The camera component can render the result to different targets by setting the renderTarget
.
The enableFrustumCulling
property is enabled by default because, in a 3D world, "things that are not visible do not need to be rendered" is a very natural logic and is the most basic performance optimization. Disabling frustum culling means turning off this optimization. If you want to keep this optimization but always render a specific node, you can set the bounding box of the node's renderer to be infinite.
The camera component provides various methods (mainly related to rendering
and space transformation
) to facilitate developers in achieving the desired customization capabilities. Before that, you need to learn how to get the camera component. If you know which node the camera component is mounted on, you can directly get it through getComponent
or getComponentsIncludeChildren
:
// 从挂载相机的节点上获取相机组件
const camera = entity.getComponent(Camera);
// 从挂载相机节点的父节点上获取相机组件(不推荐)
const cameras = entity.getComponentsIncludeChildren(Camera, []);
If you are not sure which node the camera component is mounted on, you can also get all the camera components in the scene through a more hacky way:
// Get all camera components in this scene (not recommended)

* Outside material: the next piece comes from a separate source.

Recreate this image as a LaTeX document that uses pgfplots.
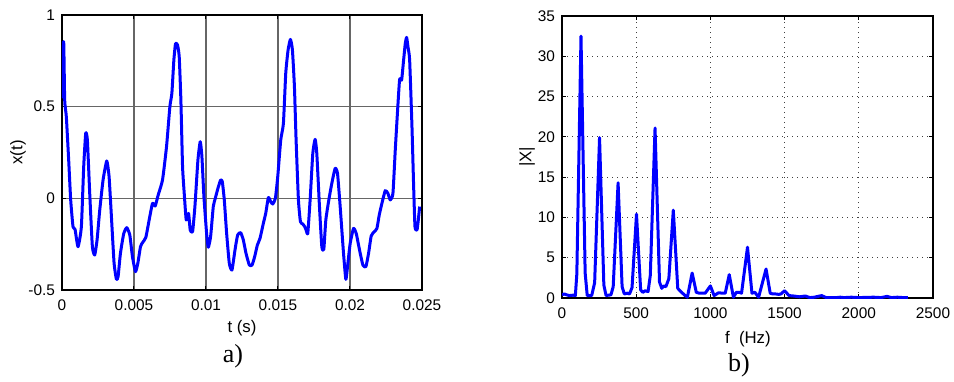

const cameras = scene._componentsManager._activeCameras;
Type | Property | Description |
---|---|---|
Rendering | resetProjectionMatrix | Reset the custom projection matrix and revert to automatic mode. |
resetAspectRatio | Reset the custom rendering aspect ratio and revert to automatic mode. | |
render | Manual rendering. | |
setReplacementShader | Set a global rendering replacement shader. | |
resetReplacementShader | Clear the global rendering replacement shader. | |
Space Transformation | worldToViewportPoint | Convert a point from world space to viewport space. |
viewportToWorldPoint | Convert a point from viewport space to world space. | |
viewportPointToRay | Generate a world space ray from a point in viewport space. | |
screenToViewportPoint | Convert a point from screen space to viewport space. | |
viewportToScreenPoint | Convert a point from viewport space to screen space. | |
worldToScreenPoint | Convert a point from world space to screen space. | |
screenToWorldPoint | Convert a point from screen space to world space. | |
screenPointToRay | Generate a world space ray from a point in screen space. |
With the ability of setReplacementShader
to globally replace shaders, you can observe specific rendering effects.
It should be noted that the Z of the point passed into methods like screenToWorldPoint
and viewportToWorldPoint
represents the distance from the returned point to the camera.
The camera component additionally includes two lifecycle callbacks, onBeginRender and onEndRender. Their sequence can be referenced in the script lifecycle sequence diagram.